Why? I am from a tiny country blessed with natural resources to live. In my country, there are 3 million inhabitants – slightly more, 3.2 million. But there are some 13 million cows, some of the best in the world, and some 8 or 10 million sheep. My country exports food, dairy products, meat. Almost 90% of its territory is arable.  My worker fellows fought a lot to get 8 hours of work per day, nowadays they are getting 6 hours per day! But he who gets 6 hours of work a day is also getting an additional job and, therefore, works more than he did before. Why? Because he has to pay numerous bills: the little scooter he bought, the little car he bought, and he pays installments, and he pays more installments, and when he wants to change that… he realizes that he has become a rheumatic old man like myself, and his life is begone. And the immediate question comes to mind: Is that the fate of being a human?

These concepts are very basic, development cannot go against happiness. It has to work in favour of happiness, of love, of human relations, of looking after our children, of having friends, of having the very basic! Precisely, because that is the most important treasure that we have. When we fight for environment, the first element in the environment is called ‘Human Happiness’. Thank you.”

Rio de Janeiro, June 22, 2012

Regina Brett: The 45 lessons life taught me

Back in May 28, 2012, a local Cleveland newspaper named “The Plain Dealer” posted a column by Regina Brett. The article was named “The 45 lessons life has taught me and 5 to grow on“. Her column, which I transcribe textually below (and which is available via the link provided) is full of wisdom and inspiration for us to enjoy a more meaningful life, and to empower ourselves to take control over aspects of our own persona. It is worth sharing and remembering these simple suggestions.


Regina Brett’s 45 life lessons and 5 to grow on

By Regina Brett, The Plain Dealer


To celebrate growing older, I once wrote the 45 lessons life taught me.

It is the most-requested column I’ve ever written. My odometer rolls over to 50 this week, so here’s an update:

1. Life isn’t fair, but it’s still good.

2. When in doubt, just take the next small step.

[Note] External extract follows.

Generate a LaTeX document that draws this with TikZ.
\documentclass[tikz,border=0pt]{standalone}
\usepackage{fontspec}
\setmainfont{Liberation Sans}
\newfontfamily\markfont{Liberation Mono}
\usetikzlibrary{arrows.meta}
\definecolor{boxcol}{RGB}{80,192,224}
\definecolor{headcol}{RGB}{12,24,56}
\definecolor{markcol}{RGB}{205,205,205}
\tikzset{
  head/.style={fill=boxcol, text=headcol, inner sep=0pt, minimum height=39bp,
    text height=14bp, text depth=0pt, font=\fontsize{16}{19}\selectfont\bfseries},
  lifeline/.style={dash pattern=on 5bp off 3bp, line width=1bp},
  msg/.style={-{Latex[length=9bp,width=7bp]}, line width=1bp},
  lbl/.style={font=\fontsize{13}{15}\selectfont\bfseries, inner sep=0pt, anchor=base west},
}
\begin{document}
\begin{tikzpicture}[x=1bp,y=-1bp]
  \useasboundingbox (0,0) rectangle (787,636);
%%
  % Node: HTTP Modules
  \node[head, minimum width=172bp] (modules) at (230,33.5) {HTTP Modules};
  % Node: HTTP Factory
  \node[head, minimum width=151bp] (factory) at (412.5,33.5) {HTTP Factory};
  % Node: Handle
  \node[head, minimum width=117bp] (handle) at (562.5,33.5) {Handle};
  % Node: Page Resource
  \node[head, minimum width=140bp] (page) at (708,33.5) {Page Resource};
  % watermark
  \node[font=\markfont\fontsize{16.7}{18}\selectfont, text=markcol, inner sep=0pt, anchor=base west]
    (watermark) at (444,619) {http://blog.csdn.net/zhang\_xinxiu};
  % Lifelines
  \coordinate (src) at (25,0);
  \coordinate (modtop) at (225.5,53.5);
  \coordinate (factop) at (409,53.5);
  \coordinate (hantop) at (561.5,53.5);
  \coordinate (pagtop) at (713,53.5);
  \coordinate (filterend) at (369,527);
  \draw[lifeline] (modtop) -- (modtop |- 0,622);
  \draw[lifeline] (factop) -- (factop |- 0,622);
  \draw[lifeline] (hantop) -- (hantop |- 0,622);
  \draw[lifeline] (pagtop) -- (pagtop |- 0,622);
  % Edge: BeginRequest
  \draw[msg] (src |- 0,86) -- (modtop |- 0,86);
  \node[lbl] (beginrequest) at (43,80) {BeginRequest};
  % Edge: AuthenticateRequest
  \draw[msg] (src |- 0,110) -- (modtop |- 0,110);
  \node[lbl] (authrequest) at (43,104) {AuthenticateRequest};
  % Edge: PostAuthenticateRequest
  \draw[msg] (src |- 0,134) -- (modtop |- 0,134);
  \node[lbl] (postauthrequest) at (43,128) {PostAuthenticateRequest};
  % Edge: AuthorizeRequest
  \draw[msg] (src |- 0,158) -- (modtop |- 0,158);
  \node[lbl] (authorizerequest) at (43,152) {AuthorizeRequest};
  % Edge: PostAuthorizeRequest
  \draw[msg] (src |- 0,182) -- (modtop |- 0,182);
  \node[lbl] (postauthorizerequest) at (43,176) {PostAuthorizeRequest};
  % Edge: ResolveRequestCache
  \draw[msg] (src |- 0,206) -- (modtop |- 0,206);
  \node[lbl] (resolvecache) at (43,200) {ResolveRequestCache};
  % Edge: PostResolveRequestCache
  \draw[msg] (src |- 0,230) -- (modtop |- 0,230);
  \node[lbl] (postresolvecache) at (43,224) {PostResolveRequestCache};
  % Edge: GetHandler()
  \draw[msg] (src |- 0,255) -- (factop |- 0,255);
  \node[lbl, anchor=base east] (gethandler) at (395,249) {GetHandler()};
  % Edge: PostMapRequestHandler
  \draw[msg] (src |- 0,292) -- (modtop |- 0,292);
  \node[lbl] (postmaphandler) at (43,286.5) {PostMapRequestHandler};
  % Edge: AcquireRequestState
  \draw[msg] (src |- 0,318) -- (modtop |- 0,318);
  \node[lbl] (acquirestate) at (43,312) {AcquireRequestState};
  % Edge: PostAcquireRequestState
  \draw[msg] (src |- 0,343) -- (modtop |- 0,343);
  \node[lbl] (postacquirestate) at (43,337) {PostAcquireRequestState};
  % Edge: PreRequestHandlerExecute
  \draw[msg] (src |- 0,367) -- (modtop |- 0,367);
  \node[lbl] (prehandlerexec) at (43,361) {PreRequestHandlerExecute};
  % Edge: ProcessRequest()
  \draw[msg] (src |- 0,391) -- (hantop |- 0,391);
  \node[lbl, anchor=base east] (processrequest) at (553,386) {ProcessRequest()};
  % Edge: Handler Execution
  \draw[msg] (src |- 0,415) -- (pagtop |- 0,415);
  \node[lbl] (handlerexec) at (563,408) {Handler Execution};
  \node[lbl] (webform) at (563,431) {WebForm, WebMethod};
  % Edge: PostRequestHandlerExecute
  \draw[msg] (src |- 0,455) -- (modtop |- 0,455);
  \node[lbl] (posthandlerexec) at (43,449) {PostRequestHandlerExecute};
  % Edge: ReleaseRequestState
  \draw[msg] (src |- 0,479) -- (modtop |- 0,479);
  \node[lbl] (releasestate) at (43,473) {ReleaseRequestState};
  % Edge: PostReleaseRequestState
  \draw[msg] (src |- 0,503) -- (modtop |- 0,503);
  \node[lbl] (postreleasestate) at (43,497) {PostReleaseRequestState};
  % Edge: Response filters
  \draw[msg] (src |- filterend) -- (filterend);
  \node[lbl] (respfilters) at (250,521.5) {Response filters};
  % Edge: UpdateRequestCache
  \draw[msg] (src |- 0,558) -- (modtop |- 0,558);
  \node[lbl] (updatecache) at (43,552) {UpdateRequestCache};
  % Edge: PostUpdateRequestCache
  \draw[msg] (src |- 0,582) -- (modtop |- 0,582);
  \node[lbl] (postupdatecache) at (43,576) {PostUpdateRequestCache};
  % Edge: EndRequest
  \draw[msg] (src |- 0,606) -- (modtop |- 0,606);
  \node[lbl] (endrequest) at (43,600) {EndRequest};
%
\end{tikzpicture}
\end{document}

3. Life is too short to waste time hating anyone.

4. Don’t take yourself so seriously. No one else does.

5. Pay off your credit cards every month.

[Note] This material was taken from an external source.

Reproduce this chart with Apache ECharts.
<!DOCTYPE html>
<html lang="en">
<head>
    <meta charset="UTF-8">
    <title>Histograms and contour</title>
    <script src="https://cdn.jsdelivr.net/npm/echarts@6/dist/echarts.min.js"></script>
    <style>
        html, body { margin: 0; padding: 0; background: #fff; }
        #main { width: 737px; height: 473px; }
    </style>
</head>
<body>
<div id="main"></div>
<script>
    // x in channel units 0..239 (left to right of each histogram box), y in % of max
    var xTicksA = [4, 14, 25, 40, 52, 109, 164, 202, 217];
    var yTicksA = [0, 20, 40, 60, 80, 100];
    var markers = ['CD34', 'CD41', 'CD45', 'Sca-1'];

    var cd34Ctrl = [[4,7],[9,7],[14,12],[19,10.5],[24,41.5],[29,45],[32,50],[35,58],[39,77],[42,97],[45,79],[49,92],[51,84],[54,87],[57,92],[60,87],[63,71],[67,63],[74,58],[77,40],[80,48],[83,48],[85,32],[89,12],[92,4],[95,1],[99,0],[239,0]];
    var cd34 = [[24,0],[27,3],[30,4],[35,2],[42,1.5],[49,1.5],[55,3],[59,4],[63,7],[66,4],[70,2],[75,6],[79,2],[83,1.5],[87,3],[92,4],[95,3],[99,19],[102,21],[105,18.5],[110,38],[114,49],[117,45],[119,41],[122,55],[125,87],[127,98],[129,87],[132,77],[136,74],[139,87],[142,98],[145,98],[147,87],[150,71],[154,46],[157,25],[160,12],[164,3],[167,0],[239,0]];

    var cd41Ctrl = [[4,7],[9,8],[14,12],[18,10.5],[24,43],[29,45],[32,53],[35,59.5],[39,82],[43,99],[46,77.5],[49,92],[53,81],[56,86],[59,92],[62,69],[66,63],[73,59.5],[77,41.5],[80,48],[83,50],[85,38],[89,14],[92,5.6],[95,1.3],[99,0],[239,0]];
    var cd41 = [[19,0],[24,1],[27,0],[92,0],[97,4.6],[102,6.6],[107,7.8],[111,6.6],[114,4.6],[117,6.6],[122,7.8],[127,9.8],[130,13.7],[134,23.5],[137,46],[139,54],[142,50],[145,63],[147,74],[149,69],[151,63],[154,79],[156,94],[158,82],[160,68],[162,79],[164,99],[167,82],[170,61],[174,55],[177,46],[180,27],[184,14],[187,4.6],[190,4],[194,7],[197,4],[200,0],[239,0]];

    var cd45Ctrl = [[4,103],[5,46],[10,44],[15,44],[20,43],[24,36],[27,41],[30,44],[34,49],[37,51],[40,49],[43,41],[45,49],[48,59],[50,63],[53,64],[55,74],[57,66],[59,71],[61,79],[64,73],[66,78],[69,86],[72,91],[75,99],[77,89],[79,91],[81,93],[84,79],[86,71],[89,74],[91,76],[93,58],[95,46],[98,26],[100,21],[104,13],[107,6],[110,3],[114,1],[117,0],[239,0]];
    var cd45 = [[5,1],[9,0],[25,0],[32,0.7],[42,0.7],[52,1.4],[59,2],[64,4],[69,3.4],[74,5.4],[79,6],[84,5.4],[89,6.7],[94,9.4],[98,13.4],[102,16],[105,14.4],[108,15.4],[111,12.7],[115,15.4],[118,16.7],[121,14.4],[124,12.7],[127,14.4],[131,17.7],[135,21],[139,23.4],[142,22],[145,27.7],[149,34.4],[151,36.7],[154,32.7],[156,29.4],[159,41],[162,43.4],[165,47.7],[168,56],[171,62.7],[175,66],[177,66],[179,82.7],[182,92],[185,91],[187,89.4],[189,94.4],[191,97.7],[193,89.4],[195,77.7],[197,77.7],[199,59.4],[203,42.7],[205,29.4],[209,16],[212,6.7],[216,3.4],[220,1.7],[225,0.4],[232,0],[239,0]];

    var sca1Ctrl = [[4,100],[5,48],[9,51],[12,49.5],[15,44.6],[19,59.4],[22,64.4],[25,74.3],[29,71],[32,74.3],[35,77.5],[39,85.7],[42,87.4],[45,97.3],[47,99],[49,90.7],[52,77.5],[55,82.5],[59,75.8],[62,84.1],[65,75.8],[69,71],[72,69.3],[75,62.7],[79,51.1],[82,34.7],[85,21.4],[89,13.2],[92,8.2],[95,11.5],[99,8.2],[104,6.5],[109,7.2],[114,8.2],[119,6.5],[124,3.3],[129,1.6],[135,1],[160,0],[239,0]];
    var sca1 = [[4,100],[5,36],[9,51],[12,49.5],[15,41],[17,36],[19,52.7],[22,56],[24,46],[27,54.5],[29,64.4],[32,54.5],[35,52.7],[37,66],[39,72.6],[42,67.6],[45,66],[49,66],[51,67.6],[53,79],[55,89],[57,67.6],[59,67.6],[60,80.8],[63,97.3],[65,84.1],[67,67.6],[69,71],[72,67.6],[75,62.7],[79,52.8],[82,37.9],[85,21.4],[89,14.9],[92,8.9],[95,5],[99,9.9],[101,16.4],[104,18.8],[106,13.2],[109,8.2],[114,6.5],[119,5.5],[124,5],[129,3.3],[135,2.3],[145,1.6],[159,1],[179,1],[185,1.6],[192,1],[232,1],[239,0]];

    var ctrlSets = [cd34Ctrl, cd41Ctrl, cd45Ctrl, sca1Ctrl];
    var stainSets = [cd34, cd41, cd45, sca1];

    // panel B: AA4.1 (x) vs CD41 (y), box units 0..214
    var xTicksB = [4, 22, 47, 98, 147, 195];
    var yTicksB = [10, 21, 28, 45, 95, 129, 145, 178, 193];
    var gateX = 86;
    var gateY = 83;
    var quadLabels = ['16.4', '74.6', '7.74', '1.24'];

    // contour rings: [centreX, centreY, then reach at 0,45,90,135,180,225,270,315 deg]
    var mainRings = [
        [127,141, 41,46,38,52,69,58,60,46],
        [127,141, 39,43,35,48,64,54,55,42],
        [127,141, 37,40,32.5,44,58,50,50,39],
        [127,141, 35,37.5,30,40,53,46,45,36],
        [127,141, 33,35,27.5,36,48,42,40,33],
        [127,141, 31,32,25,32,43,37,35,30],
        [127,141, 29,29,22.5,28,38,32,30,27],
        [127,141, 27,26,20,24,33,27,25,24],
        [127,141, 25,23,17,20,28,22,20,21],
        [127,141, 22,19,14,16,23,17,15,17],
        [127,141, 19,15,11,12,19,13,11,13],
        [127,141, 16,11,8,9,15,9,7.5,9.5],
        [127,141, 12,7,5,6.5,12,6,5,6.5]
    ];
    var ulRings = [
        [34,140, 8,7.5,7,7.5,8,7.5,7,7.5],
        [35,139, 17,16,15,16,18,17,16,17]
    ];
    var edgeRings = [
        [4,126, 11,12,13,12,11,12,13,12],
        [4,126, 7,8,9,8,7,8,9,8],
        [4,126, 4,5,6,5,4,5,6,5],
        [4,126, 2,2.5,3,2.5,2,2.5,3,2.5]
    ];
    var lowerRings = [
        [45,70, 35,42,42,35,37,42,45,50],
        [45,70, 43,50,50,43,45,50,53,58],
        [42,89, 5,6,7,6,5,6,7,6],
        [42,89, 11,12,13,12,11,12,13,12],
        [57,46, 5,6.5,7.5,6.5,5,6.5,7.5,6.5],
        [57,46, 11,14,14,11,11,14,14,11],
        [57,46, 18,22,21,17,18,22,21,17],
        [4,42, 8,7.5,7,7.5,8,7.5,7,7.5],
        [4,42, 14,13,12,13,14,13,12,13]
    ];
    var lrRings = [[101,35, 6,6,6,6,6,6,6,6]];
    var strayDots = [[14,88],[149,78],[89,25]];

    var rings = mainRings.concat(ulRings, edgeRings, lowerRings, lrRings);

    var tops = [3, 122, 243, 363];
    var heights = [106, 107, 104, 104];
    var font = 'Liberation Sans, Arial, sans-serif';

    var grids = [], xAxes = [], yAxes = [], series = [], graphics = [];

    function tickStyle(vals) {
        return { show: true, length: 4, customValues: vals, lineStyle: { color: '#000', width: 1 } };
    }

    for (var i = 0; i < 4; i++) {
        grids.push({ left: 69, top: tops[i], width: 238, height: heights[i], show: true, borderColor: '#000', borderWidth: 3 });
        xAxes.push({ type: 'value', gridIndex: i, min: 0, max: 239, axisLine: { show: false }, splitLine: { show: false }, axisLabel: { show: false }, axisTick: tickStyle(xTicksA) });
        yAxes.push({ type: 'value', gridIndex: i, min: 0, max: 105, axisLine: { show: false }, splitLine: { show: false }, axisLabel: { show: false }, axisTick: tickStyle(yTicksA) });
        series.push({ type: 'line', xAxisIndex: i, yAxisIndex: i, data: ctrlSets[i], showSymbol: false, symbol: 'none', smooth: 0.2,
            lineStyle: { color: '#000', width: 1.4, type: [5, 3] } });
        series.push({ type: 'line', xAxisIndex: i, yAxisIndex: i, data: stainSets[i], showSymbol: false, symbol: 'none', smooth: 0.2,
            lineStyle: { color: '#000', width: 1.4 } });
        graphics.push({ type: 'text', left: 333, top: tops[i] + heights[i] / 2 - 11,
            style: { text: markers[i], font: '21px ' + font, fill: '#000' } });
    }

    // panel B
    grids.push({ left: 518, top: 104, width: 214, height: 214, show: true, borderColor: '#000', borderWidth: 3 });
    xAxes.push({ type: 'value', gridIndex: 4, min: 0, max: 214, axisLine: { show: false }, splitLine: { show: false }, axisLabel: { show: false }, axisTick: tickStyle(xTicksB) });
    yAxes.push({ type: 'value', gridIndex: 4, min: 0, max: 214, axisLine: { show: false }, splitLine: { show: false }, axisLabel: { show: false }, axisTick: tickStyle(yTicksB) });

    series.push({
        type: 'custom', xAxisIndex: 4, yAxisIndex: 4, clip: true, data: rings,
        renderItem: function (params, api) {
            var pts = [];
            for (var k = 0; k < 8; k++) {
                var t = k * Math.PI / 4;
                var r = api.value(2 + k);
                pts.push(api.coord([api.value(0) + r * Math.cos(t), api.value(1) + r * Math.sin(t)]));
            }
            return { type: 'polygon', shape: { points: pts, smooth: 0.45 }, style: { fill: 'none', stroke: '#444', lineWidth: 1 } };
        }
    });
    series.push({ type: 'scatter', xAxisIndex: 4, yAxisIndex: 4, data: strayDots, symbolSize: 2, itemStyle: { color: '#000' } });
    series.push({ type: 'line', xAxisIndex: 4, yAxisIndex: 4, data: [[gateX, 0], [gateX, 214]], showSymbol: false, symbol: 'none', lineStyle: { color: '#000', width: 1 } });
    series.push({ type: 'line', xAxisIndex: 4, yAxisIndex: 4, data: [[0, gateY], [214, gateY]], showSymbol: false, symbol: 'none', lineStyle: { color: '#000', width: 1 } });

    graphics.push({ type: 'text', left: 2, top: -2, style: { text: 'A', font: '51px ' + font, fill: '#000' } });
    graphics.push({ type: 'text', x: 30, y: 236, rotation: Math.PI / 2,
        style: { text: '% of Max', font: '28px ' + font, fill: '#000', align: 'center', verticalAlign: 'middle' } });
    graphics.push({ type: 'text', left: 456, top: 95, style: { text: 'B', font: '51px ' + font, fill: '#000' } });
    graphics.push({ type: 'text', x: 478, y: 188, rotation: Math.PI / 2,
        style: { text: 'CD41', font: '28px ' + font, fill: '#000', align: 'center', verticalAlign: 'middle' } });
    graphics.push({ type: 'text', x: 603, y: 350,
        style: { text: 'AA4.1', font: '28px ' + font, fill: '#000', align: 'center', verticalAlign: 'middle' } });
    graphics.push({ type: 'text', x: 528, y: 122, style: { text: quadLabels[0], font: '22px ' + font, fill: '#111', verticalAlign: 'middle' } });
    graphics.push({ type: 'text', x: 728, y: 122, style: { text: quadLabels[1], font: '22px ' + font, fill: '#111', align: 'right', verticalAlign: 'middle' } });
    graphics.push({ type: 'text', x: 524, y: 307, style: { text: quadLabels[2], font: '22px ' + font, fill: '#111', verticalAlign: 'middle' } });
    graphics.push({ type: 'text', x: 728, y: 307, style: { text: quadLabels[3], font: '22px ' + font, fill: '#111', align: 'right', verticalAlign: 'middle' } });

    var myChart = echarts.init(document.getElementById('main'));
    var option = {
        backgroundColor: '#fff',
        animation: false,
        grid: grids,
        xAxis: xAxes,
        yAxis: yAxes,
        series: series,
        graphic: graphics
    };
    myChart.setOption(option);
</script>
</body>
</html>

6. You don’t have to win every argument. Agree to disagree.

7. Cry with someone. It’s more healing than crying alone.

8. It’s OK to get angry with God. He can take it.

9. Save for retirement starting with your first paycheck.

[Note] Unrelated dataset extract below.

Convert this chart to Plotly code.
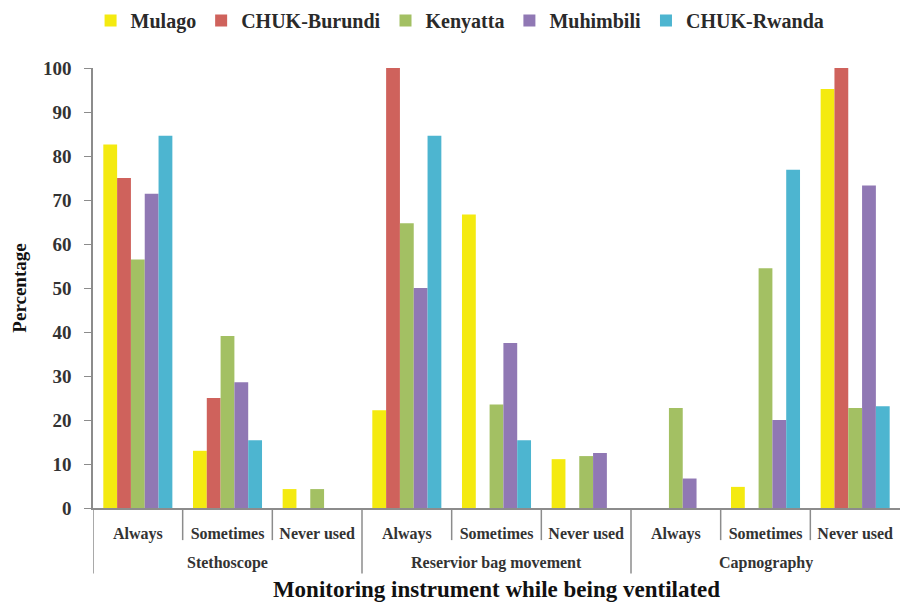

10. When it comes to chocolate, resistance is futile.

11. Make peace with your past so it won’t screw up the present.

12. It’s OK to let your children see you cry.

13. Don’t compare your life to others’. You have no idea what their journey is all about.

14. If a relationship has to be a secret, you shouldn’t be in it.

15. Everything can change in the blink of an eye. But don’t worry; God never blinks.

16. Life is too short for long pity parties. Get busy living, or get busy dying.

17. You can get through anything if you stay put in today.

18. A writer writes. If you want to be a writer, write.

19. It’s never too late to have a happy childhood. But the second one is up to you and no one else.

20. When it comes to going after what you love in life, don’t take no for an answer.

21. Burn the candles, use the nice sheets, wear the fancy lingerie. Don’t save it for a special occasion. Today is special.

22. Overprepare, then go with the flow.

23. Be eccentric now. Don’t wait for old age to wear purple.

24. The most important sex organ is the brain.

25. No one is in charge of your happiness except you.

26. Frame every so-called disaster with these words: “In five years, will this matter?”

27. Always choose life.

28. Forgive everyone everything.

29. What other people think of you is none of your business.

30. Time heals almost everything. Give time time.

31. However good or bad a situation is, it will change.

32. Your job won’t take care of you when you are sick. Your friends will. Stay in touch.

33. Believe in miracles.

34. God loves you because of who God is, not because of anything you did or didn’t do.

35. Whatever doesn’t kill you really does make you stronger.

36. Growing old beats the alternative – dying young.

37. Your children get only one childhood. Make it memorable.

38. Read the Psalms. They cover every human emotion.

39. Get outside every day. Miracles are waiting everywhere.

40. If we all threw our problems in a pile and saw everyone else’s, we’d grab ours back.

41. Don’t audit life. Show up and make the most of it now.

42. Get rid of anything that isn’t useful, beautiful or joyful.

43. All that truly matters in the end is that you loved.

44. Envy is a waste of time. You already have all you need.

45. The best is yet to come.

46. No matter how you feel, get up, dress up and show up.

47. Take a deep breath. It calms the mind.

48. If you don’t ask, you don’t get.

49. Yield.

50. Life isn’t tied with a bow, but it’s still a gift.

Photo: Gus Chan / The Plain Dealer

Controlling our Self-bias

When talking about colours, it is not uncommon to hear that white is the absence of all colours, while black is the mix of all colours. In other words, we could say that white is the nothing while black is the everything. They are so distant, so opposite. And yet, both are inevitably dependent on all other colours, and their existence  – or non-existence thereof.

Ying Yang

This analogy applies wonderfully when we speak about our perception of the world – and our power to influence it: good and bad, right and wrong, success and failure, everything and nothing. In a way, the concept of all of them is the absolute “presence” or “absence” of a certain element. For example, based on the dictionary definition of success, the concepts of success and failure can be understood as the absolute presence of a favourable outcome or the absolute lack of it. The same rationale would apply for all other seemingly opposing forces in our world.

But since they depend on common attributes, they can’t totally oppose each other. Rather, we can understand them from a brand new perspective: Just as the existence of black and white is dependent on the existence or non existence or other colours, the existence or non existence of forces like success-failure, good-bad, rich-poor, happy-miserable, and so forth, depends on our own perception – and the degree of positivity or negativity that we apply to them – what we can dub the self-bias.

On that note, if we reflect upon us and try to determine whether we are happy or unhappy – it will depend entirely on what factors we consider to measure our happiness. The absolute lack of positivity when judging ourselves self-biased (thoughts like “I’m not good enough at doing this or that, I’m not intelligent enough, I have unpaid debts, I haven’t accomplished my new-year resolutions, and so forth) will have a very different outcome than the absolute presence of it (I have food to eat at my table every day, I have shelter and clothing to protect myself of the weather, I live in a peaceful community, I have good health, etc), which of course makes every one of us owners of our own perception and our own happiness.

The power to be happy and to shape your world is in your hands – and in your mind! Awaken it and live a full life from now!